Can Lewis’ account be fixed? I hope that the problems make clear that any satisfactory development of Lewis’ approach will require selective appeal to contextualism concerning remarkableness, perhaps even in combination with a denial of Agglomeration.[9] We can well anticipate progress being made on our problems by suitable appeal to a context-dependent grain of description that determines which quasi-miracles are relevant, or to some rule of attention according to which the salience of some low probability event enhances its closeness.[10] One is reminded here of discussions of knowledge where selective appeal to contextualism, sometimes in combination with a denial of epistemic closure, is used to ward off the threat of scepticism. I hesitate to claim that no such package can be made more palatable than the error-theoretic alternative.

In closing I might mention that my own preference is to opt for the most straightforward version of Robert Stalnaker’s semantics for counterfactuals in which, for any possibility that P, and any world w, there is a unique closest world to w where P. I realize, of course, that this is to give up altogether on the Lewisian idea of analyzing counterfactual closeness in terms of similarity, and to give up on a thesis of Humean Supervenience (since becomes hard to resist allowing for pairs of worlds which are intrinsic duplicates but not counterfactual duplicates). It is also to give up on all neo-verficationist analyses of counterfactual discourse, since the closeness relation between worlds and the counterfactual operator on propositions form a family into which there is no entering reductive wedge. From this perspective, of course, matters are very different when it comes to the problems at hand. Suppose I do not drop a plate at t and the world is chancy. There is a closest world where I drop the plate at t. If it goes off sideways at that world the counterfactual is false. Otherwise it is true. But how then can we know the truth of the counterfactual that if I had dropped the plate it would have fallen to the floor? Doesn’t this require an utterly mysterious kind of modal insight? Consider a happy case in which I make a counterfactual judgment of this sort and the closest world where the antecedent is true is one where the plate I am speaking of falls to the floor. Consider an unhappy case in which the plate I am speaking of flies of sideways at the closest world at which the plate is dropped (at the time I am speaking of). Suppose that there are many more happy cases than unhappy cases, but that there are unhappy cases. The skeptical challenge, when articulated, will have a familiar shape: ‘We cannot discriminate the happy case from the unhappy one. Since we are making a mistake in the unhappy case, we do not know in the happy one.’ It remains to be explained why, if we are not skeptics, we should nevertheless succumb to skepticism in this particular case.

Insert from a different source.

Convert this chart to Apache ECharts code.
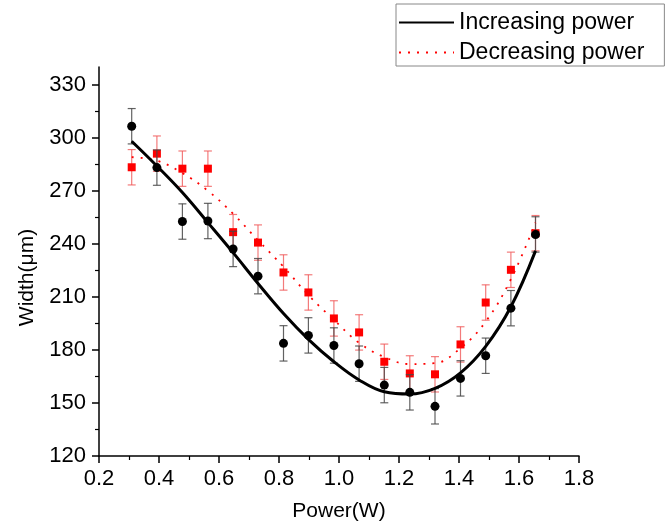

I hope that this paper has provided at least some motivation for my preferred orientation. For those intent on pursuing other strategies, I hope at least to have illustrated some of the myriad pitfalls than any such strategy must try to avoid.

References

Hawthorne, John. 2004. Knowledge and Lotteries. Oxford University Press.

Lewis, David. 1973. Counterfactuals. Blackwell.

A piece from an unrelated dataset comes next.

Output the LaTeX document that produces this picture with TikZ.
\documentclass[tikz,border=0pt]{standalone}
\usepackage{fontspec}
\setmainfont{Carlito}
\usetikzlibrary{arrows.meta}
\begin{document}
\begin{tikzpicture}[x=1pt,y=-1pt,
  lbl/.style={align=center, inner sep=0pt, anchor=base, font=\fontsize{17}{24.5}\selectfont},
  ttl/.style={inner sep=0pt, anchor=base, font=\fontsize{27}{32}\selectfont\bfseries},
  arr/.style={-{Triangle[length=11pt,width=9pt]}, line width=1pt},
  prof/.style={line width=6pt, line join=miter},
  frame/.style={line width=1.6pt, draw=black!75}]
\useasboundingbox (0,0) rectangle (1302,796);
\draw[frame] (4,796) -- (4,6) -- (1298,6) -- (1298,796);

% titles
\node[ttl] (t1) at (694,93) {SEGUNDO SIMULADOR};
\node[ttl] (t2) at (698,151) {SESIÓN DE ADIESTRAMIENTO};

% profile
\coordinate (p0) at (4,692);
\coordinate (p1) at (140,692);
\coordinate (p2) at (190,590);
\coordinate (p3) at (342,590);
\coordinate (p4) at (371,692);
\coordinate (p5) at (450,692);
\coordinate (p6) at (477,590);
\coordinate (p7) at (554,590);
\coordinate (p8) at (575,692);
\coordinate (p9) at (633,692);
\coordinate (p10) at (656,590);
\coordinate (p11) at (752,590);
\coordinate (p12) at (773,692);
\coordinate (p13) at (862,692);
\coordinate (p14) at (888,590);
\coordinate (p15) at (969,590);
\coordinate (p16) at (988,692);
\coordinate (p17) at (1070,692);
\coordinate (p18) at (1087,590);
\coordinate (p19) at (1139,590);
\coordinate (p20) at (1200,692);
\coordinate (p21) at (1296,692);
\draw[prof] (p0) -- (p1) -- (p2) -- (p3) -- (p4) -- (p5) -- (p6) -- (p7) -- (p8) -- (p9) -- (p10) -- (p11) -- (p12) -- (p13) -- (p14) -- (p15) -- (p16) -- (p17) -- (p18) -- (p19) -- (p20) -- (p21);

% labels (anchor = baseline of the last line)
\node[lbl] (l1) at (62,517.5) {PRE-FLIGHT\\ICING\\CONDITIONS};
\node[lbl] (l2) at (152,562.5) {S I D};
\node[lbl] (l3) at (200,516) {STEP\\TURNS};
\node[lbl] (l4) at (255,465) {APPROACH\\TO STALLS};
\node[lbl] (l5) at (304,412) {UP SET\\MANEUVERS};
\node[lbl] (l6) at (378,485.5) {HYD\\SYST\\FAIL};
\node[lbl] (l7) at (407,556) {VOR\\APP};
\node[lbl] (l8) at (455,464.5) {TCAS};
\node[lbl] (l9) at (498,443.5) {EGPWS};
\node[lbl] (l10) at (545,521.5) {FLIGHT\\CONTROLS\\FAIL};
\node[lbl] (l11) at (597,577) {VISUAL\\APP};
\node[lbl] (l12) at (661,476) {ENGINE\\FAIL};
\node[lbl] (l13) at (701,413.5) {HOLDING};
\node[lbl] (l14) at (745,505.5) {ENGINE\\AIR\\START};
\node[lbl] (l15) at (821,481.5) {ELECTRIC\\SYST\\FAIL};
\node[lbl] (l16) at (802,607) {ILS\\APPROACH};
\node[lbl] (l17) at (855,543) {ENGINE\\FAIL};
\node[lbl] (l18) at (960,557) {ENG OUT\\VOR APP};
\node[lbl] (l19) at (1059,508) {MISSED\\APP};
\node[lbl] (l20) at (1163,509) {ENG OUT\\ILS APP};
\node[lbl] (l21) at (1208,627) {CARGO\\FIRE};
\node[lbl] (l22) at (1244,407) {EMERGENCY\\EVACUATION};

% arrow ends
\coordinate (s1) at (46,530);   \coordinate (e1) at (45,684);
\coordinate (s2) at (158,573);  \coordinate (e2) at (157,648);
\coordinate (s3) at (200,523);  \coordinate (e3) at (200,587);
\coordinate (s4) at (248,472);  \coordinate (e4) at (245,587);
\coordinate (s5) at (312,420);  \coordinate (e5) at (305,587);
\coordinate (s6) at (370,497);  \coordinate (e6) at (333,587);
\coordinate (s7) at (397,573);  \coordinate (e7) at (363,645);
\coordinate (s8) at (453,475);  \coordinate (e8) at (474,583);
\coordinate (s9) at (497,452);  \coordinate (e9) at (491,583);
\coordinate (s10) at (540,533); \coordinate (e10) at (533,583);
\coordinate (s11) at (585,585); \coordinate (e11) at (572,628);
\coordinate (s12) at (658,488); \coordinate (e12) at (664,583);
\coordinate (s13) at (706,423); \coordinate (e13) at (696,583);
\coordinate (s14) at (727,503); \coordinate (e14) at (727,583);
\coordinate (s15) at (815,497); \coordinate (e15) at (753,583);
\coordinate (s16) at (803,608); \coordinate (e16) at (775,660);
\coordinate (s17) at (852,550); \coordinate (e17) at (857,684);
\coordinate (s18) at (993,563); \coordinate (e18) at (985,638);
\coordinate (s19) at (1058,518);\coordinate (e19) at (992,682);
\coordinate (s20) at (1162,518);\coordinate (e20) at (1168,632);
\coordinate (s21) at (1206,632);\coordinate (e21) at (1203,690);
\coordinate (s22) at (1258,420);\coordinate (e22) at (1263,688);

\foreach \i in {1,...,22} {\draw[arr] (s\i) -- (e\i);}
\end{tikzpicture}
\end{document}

Lewis, David. 1986. ‘Counterfactual Dependence and Time’s Arrow,’ in Philosophical Papers Volume II. Oxford University Press. 32-66.

Lewis, David. 1999. ‘Elusive Knowledge,’ in Papers in Metaphysics and Epistemology, Cambridge University Press. 418-445.

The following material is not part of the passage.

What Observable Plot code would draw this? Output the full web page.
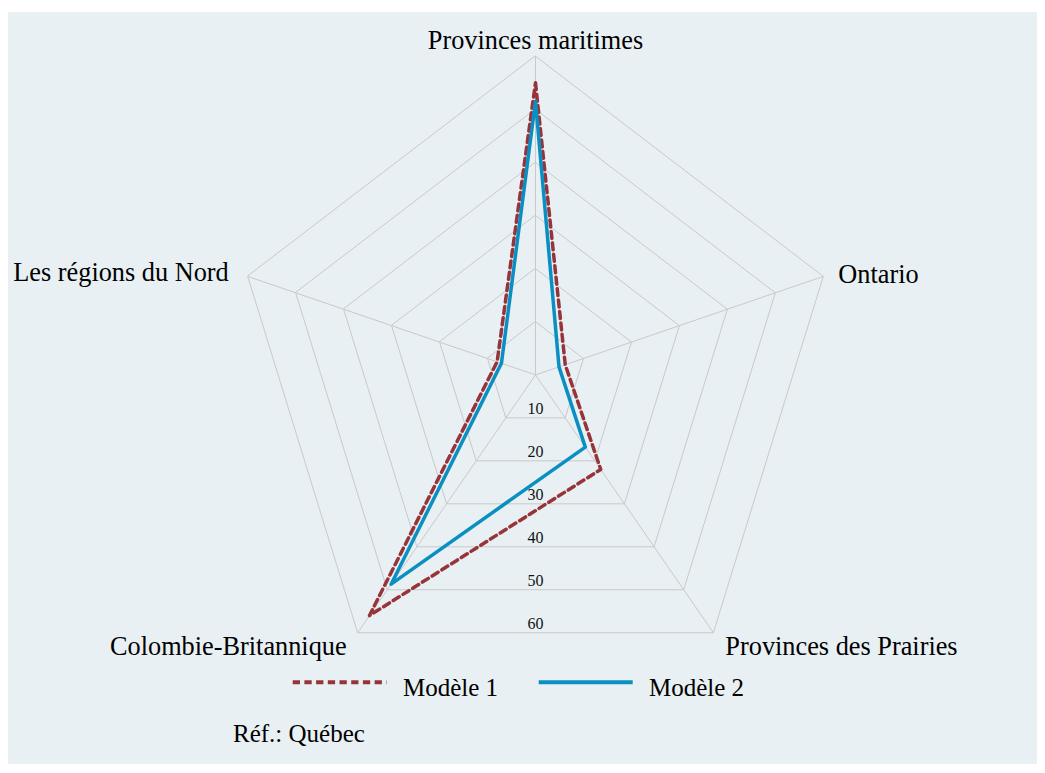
<!DOCTYPE html>
<html>
<head>
<meta charset="utf-8">
<script src="https://cdn.jsdelivr.net/npm/d3@7"></script>
<script src="https://cdn.jsdelivr.net/npm/@observablehq/plot@0.6"></script>
<style>
  html, body { margin: 0; padding: 0; background: #ffffff; }
  #panel { position: absolute; left: 8px; top: 12px; width: 1029px; height: 752px; background: #e8f0f3; overflow: hidden;
           font-family: "Liberation Serif", "Times New Roman", serif; color: #000; }
  #chart { position: absolute; left: 0; top: 0; }
  .leg { position: absolute; top: 665px; font-size: 25px; line-height: 30px; white-space: nowrap; }
  .leg svg { position: absolute; top: 0; left: 0; }
  #caption { position: absolute; left: 225px; top: 707px; font-size: 25px; line-height: 30px; }
</style>
</head>
<body>
<div id="panel">
  <div id="chart"></div>
  <div class="leg" id="leg1" style="left:284px; width:230px;"></div>
  <div class="leg" id="leg2" style="left:530px; width:230px;"></div>
  <div id="caption"></div>
</div>
<script>
// ---- data ----
const categories = ["Provinces maritimes", "Ontario", "Provinces des Prairies", "Colombie-Britannique", "Les régions du Nord"];
const modele1 = [55, 6.2, 22, 56, 8];
const modele2 = [51.5, 4.9, 16.8, 48.7, 7.1];
const ringTicks = [10, 20, 30, 40, 50, 60];
const seriesNames = ["Modèle 1", "Modèle 2"];
const captionText = "Réf.: Québec";

const maxVal = 60;
const red = "#97343a";
const blue = "#0a8fc2";
const grid = "#c9c9c9";
const font = '"Liberation Serif", "Times New Roman", serif';

const angle = i => (i * 2 * Math.PI) / categories.length;
const px = (v, i) => v * Math.sin(angle(i));
const py = (v, i) => v * Math.cos(angle(i));

const toPoints = (vals, name) => vals.map((v, i) => ({name, cat: categories[i], x: px(v, i), y: py(v, i)}));
const pts1 = toPoints(modele1, seriesNames[0]);
const pts2 = toPoints(modele2, seriesNames[1]);

const rings = ringTicks.flatMap(t => categories.map((c, i) => ({t, x: px(t, i), y: py(t, i)})));
const spokes = categories.map((c, i) => ({cat: c, x: px(maxVal, i), y: py(maxVal, i)}));
const tickLabels = ringTicks.map(t => ({t, x: 0, y: -t * Math.cos(Math.PI / categories.length)}));

const labelStyle = [
  {textAnchor: "middle", lineAnchor: "bottom", dx: 0, dy: -7},
  {textAnchor: "start", lineAnchor: "middle", dx: 15, dy: -2},
  {textAnchor: "start", lineAnchor: "top", dx: 12, dy: 4},
  {textAnchor: "end", lineAnchor: "top", dx: -11, dy: 4},
  {textAnchor: "end", lineAnchor: "middle", dx: -19, dy: -3.5}
];

const labelMarks = spokes.map((s, i) => Plot.text([s], {
  x: "x", y: "y", text: "cat", fontSize: 26.3, fill: "#000", ...labelStyle[i]
}));

const plot = Plot.plot({
  width: 1029,
  height: 652,
  margin: 0,
  x: {domain: [-maxVal, maxVal], range: [224.4, 829.6], axis: null},
  y: {domain: [-maxVal, maxVal], range: [681.1, 43.7], axis: null},
  style: {background: "transparent", fontFamily: font, overflow: "visible"},
  marks: [
    Plot.line(rings, {x: "x", y: "y", z: "t", curve: "linear-closed", stroke: grid, strokeWidth: 1}),
    Plot.link(spokes, {x1: 0, y1: 0, x2: "x", y2: "y", stroke: grid, strokeWidth: 1}),
    Plot.text(tickLabels, {x: "x", y: "y", text: d => String(d.t), fontSize: 16, fill: "#111", textAnchor: "middle", lineAnchor: "bottom", dy: -4}),
    Plot.line(pts1, {x: "x", y: "y", curve: "linear-closed", stroke: red, strokeWidth: 3.5, strokeDasharray: "7,4.5"}),
    Plot.line(pts2, {x: "x", y: "y", curve: "linear-closed", stroke: blue, strokeWidth: 3.5}),
    ...labelMarks
  ]
});
document.getElementById("chart").appendChild(plot);

// ---- legend ----
function legendItem(el, name, color, dash) {
  el.innerHTML = `<svg width="100" height="30"><line x1="0.7" x2="94.7" y1="5.3" y2="5.3" stroke="${color}" stroke-width="4" ${dash ? 'stroke-dasharray="7.3,4.4"' : ''}/></svg>` +
    `<span style="position:absolute; left:111px; top:-4px;">${name}</span>`;
}
legendItem(document.getElementById("leg1"), seriesNames[0], red, true);
legendItem(document.getElementById("leg2"), seriesNames[1], blue, false);
document.getElementById("caption").textContent = captionText;
</script>
</body>
</html>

Kahneman, Daniel and Tversky, Amos. 1982. ‘Subjective probability: A judgment of representativeness,’ in Judgment under uncertainty: Heuristics and biases. Kahneman, Slovic, and Tversky (eds.)

Stalnker, Robert. 1968. A Theory of Conditionals. Blackwell: Oxford.

Stalnaker, Robert and Thomason, Richard. 1970 A semantic analysis of conditional logic. Theoria, 36:23-42.

[1] I am grateful here for discussions with and comments from Frank Artzenius, Adam Elga Tamar Gendler and David Manley.

[3] The standard semantics for counterfactuals reckons Agglomeration valid. That is one intuitive virtue of that semantics.

[4] Though even here, of course, it is not so hard to induce retraction by, e.g. telling a story in which we build a fair lottery around our coin flipper, such that for each particular sequence S of coin flips, there would be a lottery ticket which wins iff S occurs. Suppose we decide not to build a uniform lottery around the coin flipper. We steal the coin instead. Still, we could have built a fair lottery around the coin flipper in which, say, ticket number 1 corresponds to All Heads. And it seems very bad to outright assert that had we run such a lottery, ticket number 1 would have lost. (Thanks to Adam Elga here.) Moreover, it is also quite easy to get into a frame of mind according to which on think that, in effect, a wave function is a fair lottery, and thus a frame of mind in which an assertion of mundane counterfactuals like (2) is tantamount to an assertion that if a certain fair lottery had been run, certain tickets would have lost. The puzzles that arise are similar to those that I have written about at length elsewhere.

[5] While it is not my purpose here to unpack the notion of remarkableness, it is obvious enough that our comparative sense of remarkableness is connected to the fact that our conditional probability that a series of coin flips is the outcome of a chance process is much lower on it being All Heads than it is on it being S.

[6] Notwithstanding the fact that ordinary people are notoriously bad at comparative likelihood judgments when one sequence seems more “representative” of the randomness of the process than another to which it is being compared. See Kahneman and Tversky (1982).

[7] See, for example, the Skeptical Inquirer, Sept/Oct 1998.

[8] A rich source of examples like these can be found on the Dartmouth College “Chance” website at http://www.dartmouth.edu/~chance.

[9] Though the later concession would lead one to wonder whether there was any issue of substance between the first and second strategies.

[10] Cf .The “Rule of Attention” in ‘Elusive Knowledge,’ in Lewis (1999). Note, though, that adding a dose of contextualism along these lines might very well indict various of the claims made in Lewis (1986), such as ‘If Nixon had pressed the button, there would not have been a quasi-miracle,’ where the nomic possibility of a quasi-miracle is obviously very salient and yet discounted.